-------- Task inputs

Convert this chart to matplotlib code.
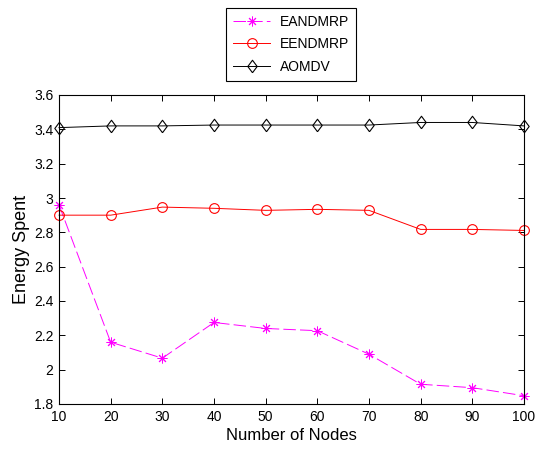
import matplotlib
matplotlib.use("Agg")
import matplotlib.pyplot as plt

plt.rcParams['font.family'] = ['Liberation Sans', 'DejaVu Sans']
plt.rcParams['lines.scale_dashes'] = False

nodes = [10, 20, 30, 40, 50, 60, 70, 80, 90, 100]
eandmrp = [2.96, 2.16, 2.067, 2.275, 2.24, 2.227, 2.09, 1.915, 1.895, 1.848]
eendmrp = [2.90, 2.90, 2.947, 2.94, 2.928, 2.934, 2.928, 2.817, 2.817, 2.811]
aomdv = [3.41, 3.42, 3.42, 3.425, 3.425, 3.425, 3.425, 3.44, 3.44, 3.42]

yticks = [1.8, 2.0, 2.2, 2.4, 2.6, 2.8, 3.0, 3.2, 3.4, 3.6]
ytick_labels = ['1.8', '2', '2.2', '2.4', '2.6', '2.8', '3', '3.2', '3.4', '3.6']

fig = plt.figure(figsize=(5.35, 4.5), dpi=100)
ax = fig.add_axes([59/535, 1-404/450, (524-59)/535, (404-95)/450])

diamond = [(0, -1), (0.75, 0), (0, 1), (-0.75, 0), (0, -1)]

ax.plot(nodes, eandmrp, color='#FF00FF', lw=0.7, dashes=(9, 3),
        marker=(8, 2, 0), markersize=7, markeredgewidth=0.7, label='EANDMRP', clip_on=False)
ax.plot(nodes, eendmrp, color='#FF0000', lw=0.7,
        marker='o', markersize=7, markerfacecolor='none', markeredgewidth=0.8, label='EENDMRP', clip_on=False)
ax.plot(nodes, aomdv, color='black', lw=0.7,
        marker=diamond, markersize=9, markerfacecolor='none', markeredgewidth=0.8, label='AOMDV', clip_on=False)

ax.set_xlim(10, 100)
ax.set_ylim(1.8, 3.6)
ax.set_xticks(nodes)
ax.set_yticks(yticks)
ax.set_yticklabels(ytick_labels)
ax.tick_params(direction='in', length=4, width=0.7, top=True, right=True, labelsize=10, pad=4)
for s in ax.spines.values():
    s.set_linewidth(0.8)

ax.set_xlabel('Number of Nodes', fontsize=12, labelpad=3)
ax.set_ylabel('Energy Spent', fontsize=13, labelpad=3)

leg = fig.legend(loc='upper left', bbox_to_anchor=(226/535, 1-8/450), borderaxespad=0,
                 fontsize=10, fancybox=False, edgecolor='black', framealpha=1,
                 numpoints=1, handlelength=2.7, handletextpad=0.65, labelspacing=0.6,
                 borderpad=0.5)
leg.get_frame().set_linewidth(0.8)

fig.savefig('out.png', dpi=100)
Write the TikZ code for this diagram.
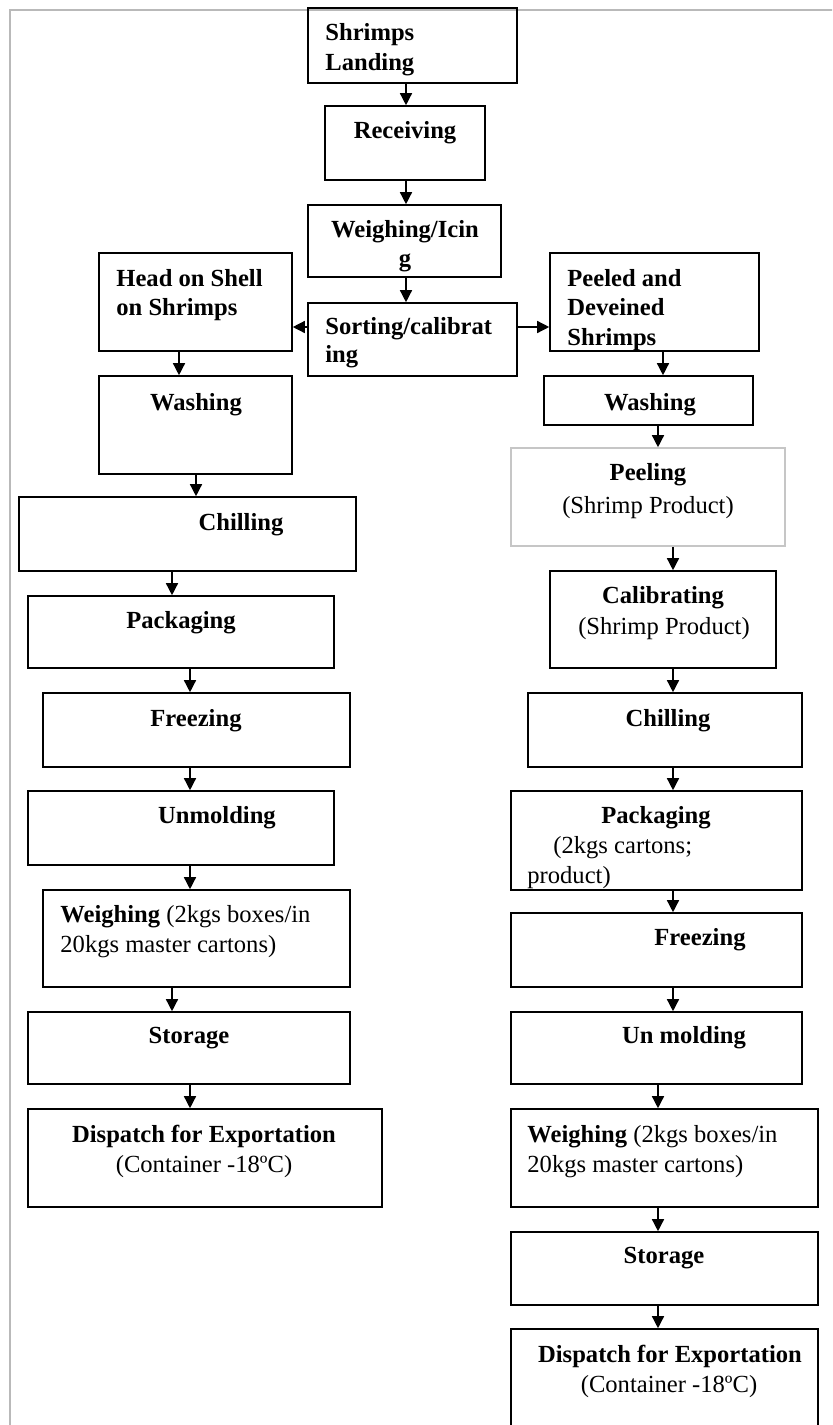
\documentclass[tikz,border=0pt]{standalone}
\usepackage{fontspec}
\setmainfont{Liberation Serif}[BoldFont={Liberation Serif Bold}]
\usetikzlibrary{arrows.meta,fit}
\tikzset{
  box/.style={draw, line width=0.8pt, inner sep=0pt},
  lbl/.style={inner sep=0pt, font=\fontsize{12.3}{15}\selectfont},
  arr/.style={line width=0.7pt, -{Triangle[length=6pt,width=6pt]}}
}
\begin{document}
\begin{tikzpicture}[x=0.5pt, y=-0.5pt]
\useasboundingbox (0,0) rectangle (832,1425);
\clip (0,0) rectangle (832,1425);
\draw[gray!55, line width=0.8pt] (840,10) -- (10,10) -- (10,1440);

% centre line
\node[box, fit={(308,8) (517,83)}] (land) {};
\node[lbl, anchor=base west] (land-a) at (325,40) {\textbf{Shrimps}};
\node[lbl, anchor=base west] (land-b) at (325,70) {\textbf{Landing}};

\node[box, fit={(325,106) (485,180)}] (recv) {};
\node[lbl, anchor=base] (recv-a) at (405,138) {\textbf{Receiving}};

\node[box, fit={(308,205) (501,277)}] (weigh) {};
\node[lbl, anchor=base] (weigh-a) at (405,237) {\textbf{Weighing/Icin}};
\node[lbl, anchor=base] (weigh-b) at (405,266) {\textbf{g}};

\node[box, fit={(308,303) (517,376)}] (sort) {};
\node[lbl, anchor=base west] (sort-a) at (325,334) {\textbf{Sorting/calibrat}};
\node[lbl, anchor=base west] (sort-b) at (325,362) {\textbf{ing}};

\draw[arr] (land.south -| 406,0) -- (recv.north -| 406,0);
\draw[arr] (recv.south -| 406,0) -- (weigh.north -| 406,0);
\draw[arr] (weigh.south -| 406,0) -- (sort.north -| 406,0);

% head on shell on
\node[box, fit={(99,253) (292,351)}] (head) {};
\node[lbl, anchor=base west] (head-a) at (116,286) {\textbf{Head on Shell}};
\node[lbl, anchor=base west] (head-b) at (116,315) {\textbf{on Shrimps}};

\node[box, fit={(99,376) (292,474)}] (washL) {};
\node[lbl, anchor=base] (washL-a) at (196,410) {\textbf{Washing}};

\node[box, fit={(19,497) (356,571)}] (chillL) {};
\node[lbl, anchor=base] (chillL-a) at (241,530) {\textbf{Chilling}};

\node[box, fit={(28,596) (334,668)}] (packL) {};
\node[lbl, anchor=base] (packL-a) at (181,628) {\textbf{Packaging}};

\node[box, fit={(43,693) (350,767)}] (freezeL) {};
\node[lbl, anchor=base] (freezeL-a) at (196,726) {\textbf{Freezing}};

\node[box, fit={(28,791) (334,865)}] (unmL) {};
\node[lbl, anchor=base] (unmL-a) at (217,823) {\textbf{Unmolding}};

\node[box, fit={(43,890) (350,987)}] (weighL) {};
\node[lbl, anchor=base west] (weighL-a) at (60,922) {\textbf{Weighing} (2kgs boxes/in};
\node[lbl, anchor=base west] (weighL-b) at (60,952) {20kgs master cartons)};

\node[box, fit={(28,1012) (350,1084)}] (storeL) {};
\node[lbl, anchor=base] (storeL-a) at (189,1043) {\textbf{Storage}};

\node[box, fit={(28,1109) (382,1207)}] (dispL) {};
\node[lbl, anchor=base] (dispL-a) at (204,1142) {\textbf{Dispatch for Exportation}};
\node[lbl, anchor=base] (dispL-b) at (204,1172) {(Container -18ºC)};

\draw[arr] (sort.west |- 0,327) -- (head.east |- 0,327);
\draw[arr] (head.south -| 179,0) -- (washL.north -| 179,0);
\draw[arr] (washL.south -| 196,0) -- (chillL.north -| 196,0);
\draw[arr] (chillL.south -| 172,0) -- (packL.north -| 172,0);
\draw[arr] (packL.south -| 190,0) -- (freezeL.north -| 190,0);
\draw[arr] (freezeL.south -| 190,0) -- (unmL.north -| 190,0);
\draw[arr] (unmL.south -| 190,0) -- (weighL.north -| 190,0);
\draw[arr] (weighL.south -| 172,0) -- (storeL.north -| 172,0);
\draw[arr] (storeL.south -| 190,0) -- (dispL.north -| 190,0);

% peeled and deveined
\node[box, fit={(550,253) (759,351)}] (peel) {};
\node[lbl, anchor=base west] (peel-a) at (567,286) {\textbf{Peeled and}};
\node[lbl, anchor=base west] (peel-b) at (567,315) {\textbf{Deveined}};
\node[lbl, anchor=base west] (peel-c) at (567,345) {\textbf{Shrimps}};

\node[box, fit={(544,376) (753,425)}] (washR) {};
\node[lbl, anchor=base] (washR-a) at (650,410) {\textbf{Washing}};

\node[box, draw=gray!45, fit={(511,448) (785,546)}] (peeling) {};
\node[lbl, anchor=base] (peeling-a) at (648,480) {\textbf{Peeling}};
\node[lbl, anchor=base] (peeling-b) at (648,513) {(Shrimp Product)};

\node[box, fit={(550,571) (776,668)}] (calib) {};
\node[lbl, anchor=base] (calib-a) at (663,603) {\textbf{Calibrating}};
\node[lbl, anchor=base] (calib-b) at (664,634) {(Shrimp Product)};

\node[box, fit={(528,693) (802,767)}] (chillR) {};
\node[lbl, anchor=base] (chillR-a) at (668,726) {\textbf{Chilling}};

\node[box, fit={(511,791) (802,890)}] (packR) {};
\node[lbl, anchor=base] (packR-a) at (656,823) {\textbf{Packaging}};
\node[lbl, anchor=base west] (packR-b) at (553,853) {(2kgs cartons;};
\node[lbl, anchor=base west] (packR-c) at (527,883) {product)};

\node[box, fit={(511,913) (802,987)}] (freezeR) {};
\node[lbl, anchor=base] (freezeR-a) at (700,945) {\textbf{Freezing}};

\node[box, fit={(511,1012) (802,1084)}] (unmR) {};
\node[lbl, anchor=base] (unmR-a) at (684,1043) {\textbf{Un molding}};

\node[box, fit={(511,1109) (818,1207)}] (weighR) {};
\node[lbl, anchor=base west] (weighR-a) at (527,1142) {\textbf{Weighing} (2kgs boxes/in};
\node[lbl, anchor=base west] (weighR-b) at (527,1172) {20kgs master cartons)};

\node[box, fit={(511,1232) (818,1305)}] (storeR) {};
\node[lbl, anchor=base] (storeR-a) at (664,1263) {\textbf{Storage}};

\node[box, fit={(511,1329) (818,1440)}] (dispR) {};
\node[lbl, anchor=base] (dispR-a) at (670,1362) {\textbf{Dispatch for Exportation}};
\node[lbl, anchor=base] (dispR-b) at (669,1392) {(Container -18ºC)};

\draw[arr] (sort.east |- 0,327) -- (peel.west |- 0,327);
\draw[arr] (peel.south -| 663,0) -- (washR.north -| 663,0);
\draw[arr] (washR.south -| 658,0) -- (peeling.north -| 658,0);
\draw[arr] (peeling.south -| 673,0) -- (calib.north -| 673,0);
\draw[arr] (calib.south -| 673,0) -- (chillR.north -| 673,0);
\draw[arr] (chillR.south -| 673,0) -- (packR.north -| 673,0);
\draw[arr] (packR.south -| 673,0) -- (freezeR.north -| 673,0);
\draw[arr] (freezeR.south -| 673,0) -- (unmR.north -| 673,0);
\draw[arr] (unmR.south -| 658,0) -- (weighR.north -| 658,0);
\draw[arr] (weighR.south -| 658,0) -- (storeR.north -| 658,0);
\draw[arr] (storeR.south -| 658,0) -- (dispR.north -| 658,0);
\end{tikzpicture}
\end{document}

----------------

Skip the pictures and restate exactly the lines from the beginning of the listing to the line with "(-0.75, 0), (0, -1)]", that line included.

**Output of the exercise:**
Convert this chart to matplotlib code.
import matplotlib
matplotlib.use("Agg")
import matplotlib.pyplot as plt

plt.rcParams['font.family'] = ['Liberation Sans', 'DejaVu Sans']
plt.rcParams['lines.scale_dashes'] = False

nodes = [10, 20, 30, 40, 50, 60, 70, 80, 90, 100]
eandmrp = [2.96, 2.16, 2.067, 2.275, 2.24, 2.227, 2.09, 1.915, 1.895, 1.848]
eendmrp = [2.90, 2.90, 2.947, 2.94, 2.928, 2.934, 2.928, 2.817, 2.817, 2.811]
aomdv = [3.41, 3.42, 3.42, 3.425, 3.425, 3.425, 3.425, 3.44, 3.44, 3.42]

yticks = [1.8, 2.0, 2.2, 2.4, 2.6, 2.8, 3.0, 3.2, 3.4, 3.6]
ytick_labels = ['1.8', '2', '2.2', '2.4', '2.6', '2.8', '3', '3.2', '3.4', '3.6']

fig = plt.figure(figsize=(5.35, 4.5), dpi=100)
ax = fig.add_axes([59/535, 1-404/450, (524-59)/535, (404-95)/450])

diamond = [(0, -1), (0.75, 0), (0, 1), (-0.75, 0), (0, -1)]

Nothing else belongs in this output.